Here’s a video with some of the most commonly used techniques under this group:

Sutemi Waza

Sutemi waza are techniques in which the person doing the technique (tori) wraps the person being attacked (uke) around his own body and falls with him. It has two groups: rear sacrifice techniques (ma sutemi waza) and side sacrifice techniques (yoko sutemi waza).

The Kodokan Judo Institute lists 21 techniques in this category. Of these, yoko sutemi waza has 16 and ma sutemi waza has only 5.

Ma Sutemi Waza

Because the tori must “sacrifice” himself by falling onto his back to perform the throw, ma-sutemi-waza is sometimes referred to as the rear sacrifice technique.

The five techniques under this group are:

  1. Tomoe Nage
  2. Sumi Gaeshi
  3. Hikikomi Gaeshi
  4. Tawara Gaeshi
  5. Ura Nage

You can watch the demonstration of these techniques here:

Yoko Sutemi Waza

For the techniques in yoko sutemi waza, the throw is performed by the tori falling on his side. This is sometimes referred to as the side sacrifice technique.

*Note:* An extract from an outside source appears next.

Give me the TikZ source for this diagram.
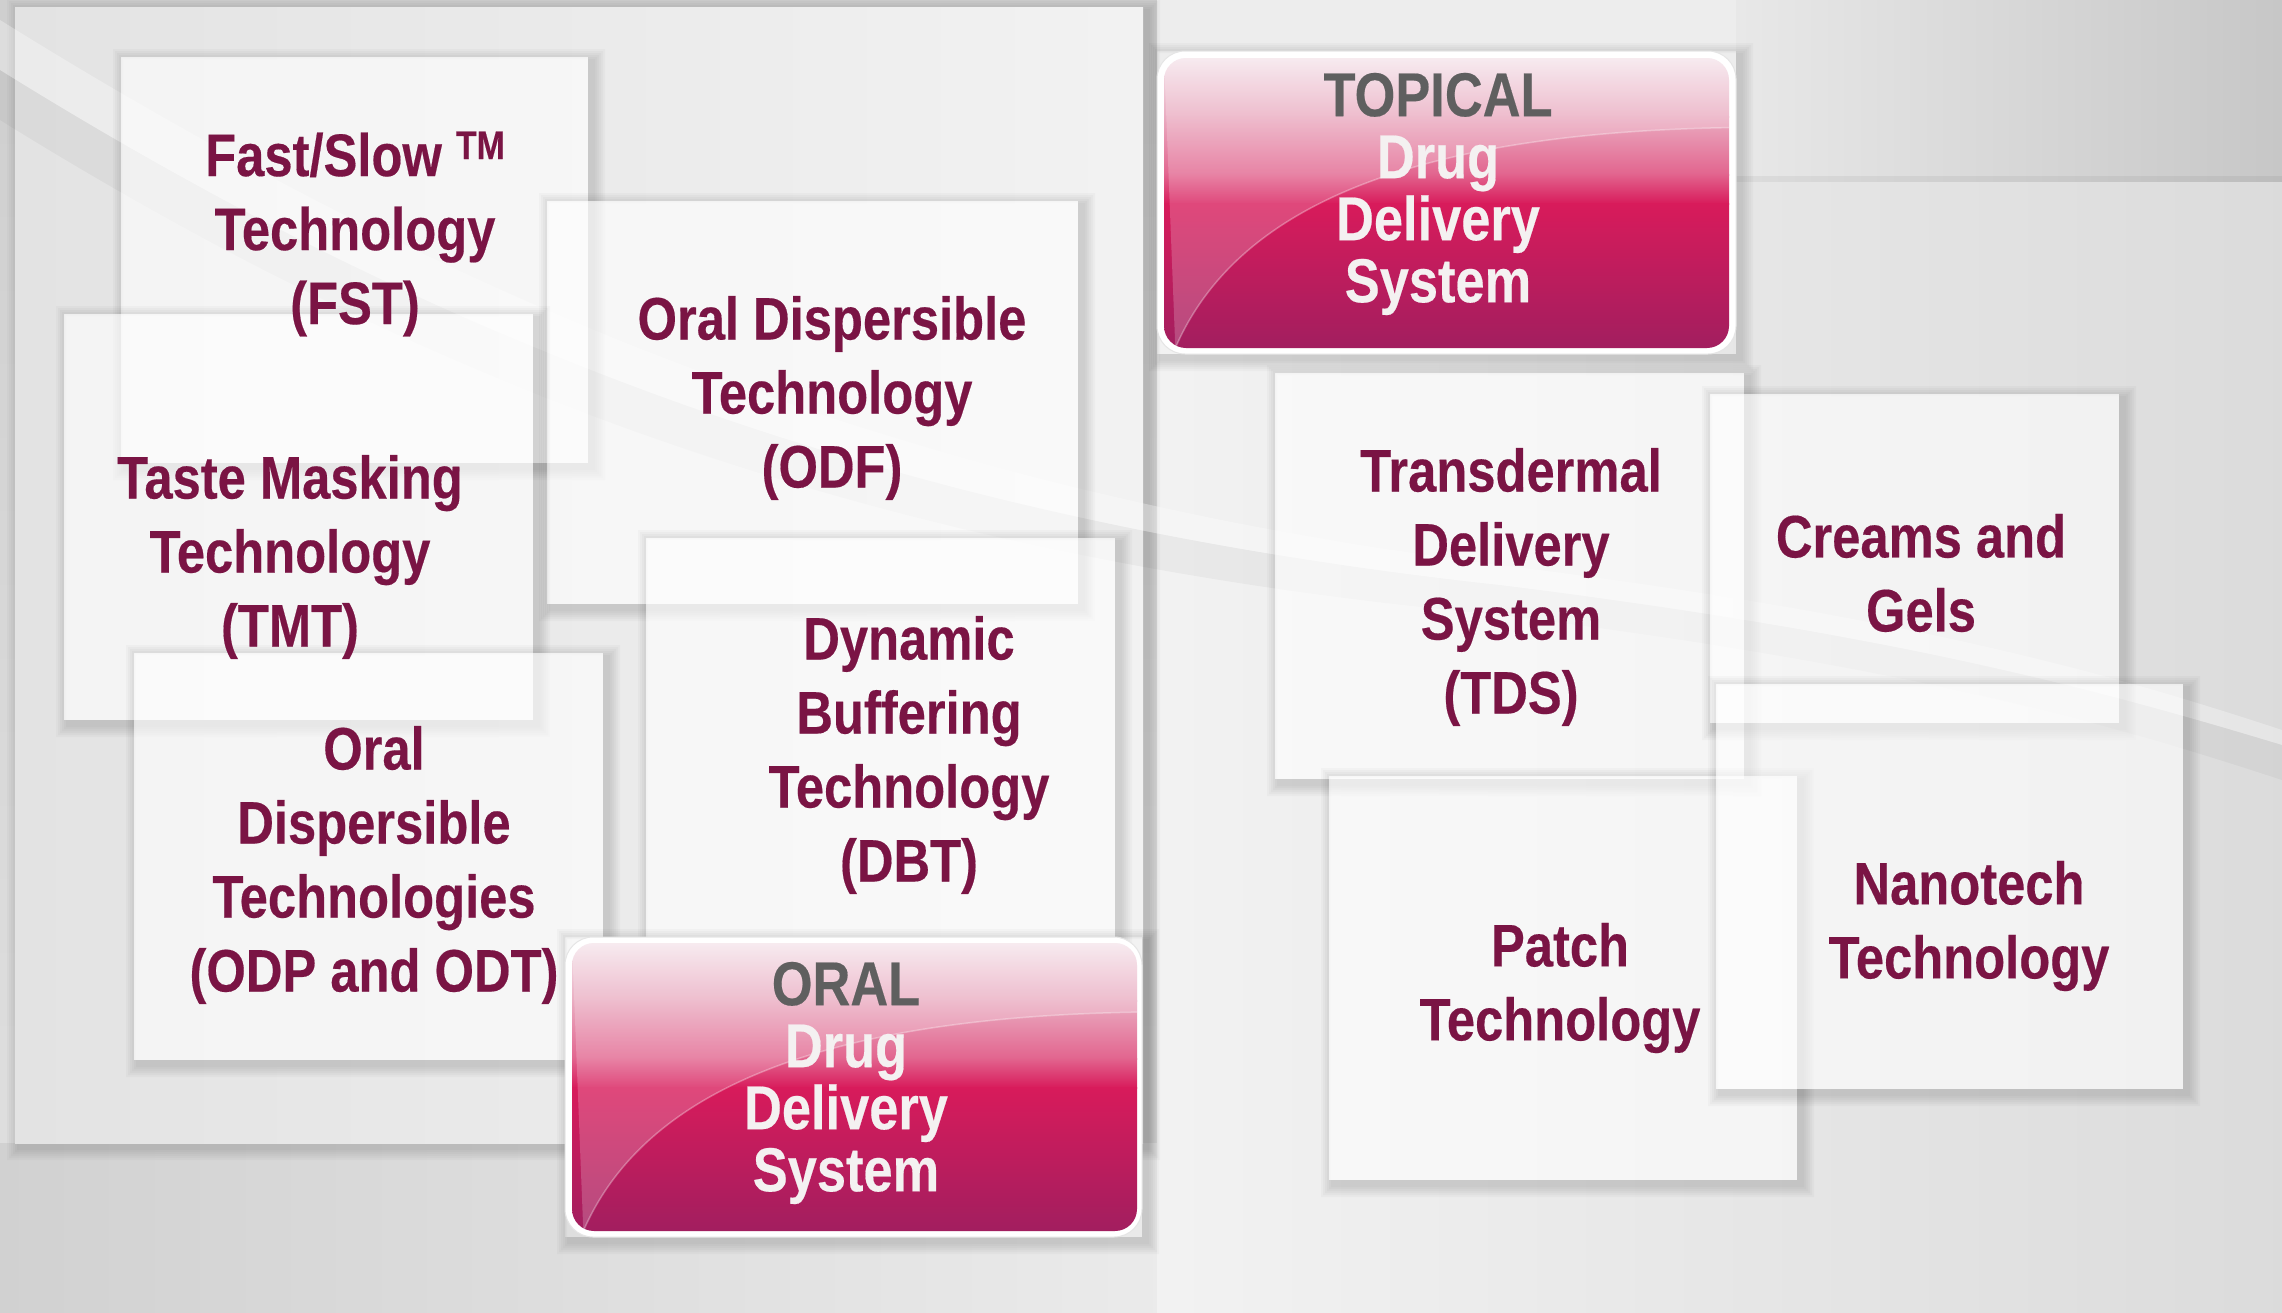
\documentclass[tikz,border=0pt]{standalone}
\usepackage{fontspec}
\newfontfamily\cond{Liberation Sans}[FakeStretch=0.845, BoldFeatures={FakeBold=0.3}]
\definecolor{maroon}{HTML}{7A1444}
\definecolor{titlegray}{HTML}{5F5F5F}
\definecolor{titlewhite}{HTML}{F4F1F1}
\definecolor{pkA}{HTML}{F5E6EC}
\definecolor{pkB}{HTML}{EAACC1}
\definecolor{pkC}{HTML}{E2648E}
\definecolor{pkD}{HTML}{D81B5B}
\definecolor{pkE}{HTML}{A21E5F}
\tikzset{
  cardbox/.style={fill=white, fill opacity=0.6, draw=none, inner sep=0pt},
  cardtext/.style={font=\cond\bfseries\fontsize{60}{74}\selectfont, text=maroon, align=center, inner sep=0pt},
  titletext/.style={font=\cond\bfseries\fontsize{62}{62}\selectfont, text=titlewhite, align=center, inner sep=0pt},
  whiteframe/.style={fill=white, draw=black!10, line width=1pt, rounded corners=28pt, inner sep=0pt}
}
\newcommand\softshadow[4]{%
  \foreach \k in {1,...,6}{%
    \fill[black, opacity=0.025, even odd rule] ({#1+4-2*\k},{#2+4-2*\k}) rectangle ({#3+5+2*\k},{#4+5+2*\k}) (#1,#2) rectangle (#3,#4);
  }}
\newcommand\cardat[5]{%
  \softshadow{#2}{#3}{#4}{#5}%
  \pgfmathsetmacro\cw{#4-#2}\pgfmathsetmacro\ch{#5-#3}%
  \node[cardbox, minimum width=\cw pt, minimum height=\ch pt] (#1) at ({(#2+#4)/2},{(#3+#5)/2}) {};}
\newcommand\pinkfill[4]{%
  \begin{scope}
    \clip[rounded corners=22pt] (#1,#2) rectangle (#3,#4);
    \pgfmathsetmacro\hh{#4-#2}\pgfmathsetmacro\ww{#3-#1}
    \shade[top color=pkA, bottom color=pkB] (#1,#2) rectangle (#3,{#2+0.2*\hh+1});
    \shade[top color=pkB, bottom color=pkC] (#1,{#2+0.2*\hh}) rectangle (#3,{#2+0.4*\hh+1});
    \shade[top color=pkC, bottom color=pkD] (#1,{#2+0.4*\hh}) rectangle (#3,{#2+0.5*\hh+1});
    \shade[top color=pkD, bottom color=pkE] (#1,{#2+0.5*\hh}) rectangle (#3,#4);
    \fill[white, opacity=0.2] ({#1+0.02*\ww},#4) .. controls ({#1+0.12*\ww},{#2+0.55*\hh}) and ({#1+0.4*\ww},{#2+0.26*\hh}) .. (#3,{#2+0.24*\hh}) -- (#3,#2) -- (#1,#2) -- cycle;
    \draw[white, opacity=0.3, line width=1.5pt] ({#1+0.02*\ww},#4) .. controls ({#1+0.12*\ww},{#2+0.55*\hh}) and ({#1+0.4*\ww},{#2+0.26*\hh}) .. (#3,{#2+0.24*\hh});
  \end{scope}}
\begin{document}
\begin{tikzpicture}[x=1pt,y=-1pt]
\useasboundingbox (0,0) rectangle (2282,1312);
% background
\shade[top color=black!19, bottom color=black!12] (0,0) rectangle (2282,1312);
\shade[left color=black!18, right color=black!8] (0,1143) rectangle (1157,1312);
\fill[black!7] (1157,0) rectangle (1736,182);
\shade[left color=black!9, right color=black!22] (1736,0) rectangle (2282,182);
\fill[black, opacity=0.05] (1736,176) rectangle (2282,184);
\shade[left color=black!5, middle color=black!4, right color=black!14] (1157,182) rectangle (2282,1312);
% left panel
\softshadow{15}{7}{1143}{1143}
\shade[left color=black!11, right color=black!5] (15,7) rectangle (1143,1143);
% swoosh
\fill[white, opacity=0.3] (0,20) .. controls (450,300) and (900,490) .. (1500,565) .. controls (1900,615) and (2100,670) .. (2282,730) -- (2282,745) .. controls (2100,690) and (1900,635) .. (1500,585) .. controls (900,520) and (450,350) .. (0,70) -- cycle;
\fill[black, opacity=0.035] (0,70) .. controls (450,350) and (900,520) .. (1500,585) .. controls (1900,635) and (2100,690) .. (2282,745) -- (2282,780) .. controls (2100,720) and (1900,665) .. (1500,615) .. controls (900,560) and (450,400) .. (0,120) -- cycle;
% left cards
\cardat{fstcard}{121}{57}{588}{463}
\cardat{odfcard}{547}{201}{1078}{604}
\cardat{tmtcard}{64}{314}{533}{720}
\cardat{odpcard}{134}{653}{603}{1060}
\cardat{dbtcard}{646}{538}{1115}{943}
% ORAL box
\softshadow{565}{937}{1142}{1237}
\node[whiteframe, minimum width=577pt, minimum height=300pt] (oralframe) at (853.5,1087) {};
\pinkfill{572}{943}{1137}{1231}
% right cards
\cardat{tdscard}{1275}{373}{1744}{779}
\cardat{creamcard}{1710}{394}{2119}{723}
\cardat{patchcard}{1329}{776}{1797}{1180}
\cardat{nanocard}{1716}{684}{2183}{1089}
% TOPICAL box
\softshadow{1157}{51}{1736}{354}
\node[whiteframe, minimum width=579pt, minimum height=303pt] (topframe) at (1446.5,202.5) {};
\pinkfill{1164}{58}{1729}{348}
% texts
\node[cardtext] (fst) at (355,234) {Fast/Slow {\fontsize{40}{40}\selectfont\raisebox{17pt}{TM}}\\Technology\\(FST)};
\node[cardtext] (odf) at (832,398) {Oral Dispersible\\Technology\\(ODF)};
\node[cardtext] (tmt) at (290,557) {Taste Masking\\Technology\\(TMT)};
\node[cardtext] (odp) at (374,865) {Oral\\Dispersible\\Technologies\\(ODP and ODT)};
\node[cardtext] (dbt) at (909,755) {Dynamic\\Buffering\\Technology\\(DBT)};
\node[titletext] (oral) at (846,1083) {\textcolor{titlegray}{ORAL}\\Drug\\Delivery\\System};
\node[titletext] (topical) at (1438,194) {\textcolor{titlegray}{TOPICAL}\\Drug\\Delivery\\System};
\node[cardtext] (tds) at (1511,587) {Transdermal\\Delivery\\System\\(TDS)};
\node[cardtext] (creams) at (1921,573) {Creams and\\Gels};
\node[cardtext] (nano) at (1969,926) {Nanotech\\Technology};
\node[cardtext] (patch) at (1560,988) {Patch\\Technology};
\end{tikzpicture}
\end{document}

The 16 techniques under this group are:

  1. Yoko Otoshi
  2. Tani Otoshi
  3. Hane Makikomi
  4. Soto, Makikomi
  5. Uchi Makikomi
  6. Uki Waza
  7. Yoko Wakare
  8. Yoko Guruma
  9. Yoko Gake
  10. Daki Wakare
  11. O Soto Makikomi
  12. Uchi Mata Makikomi
  13. Harai Makikomi
  14. Ko Uchi Makikomi
  15. Kani Basami
  16. the prohibited waza called Kawazu Gake

Here is a video demonstrating this technique:


Ultimately, there is no right or wrong number of throws to study. It all comes down to what you want from judo.

Whether you’d like to practice your favorite throwing techniques repeatedly, or mix up your throws so that your opponents don’t get used to the same movements each time, there is no shortage of options!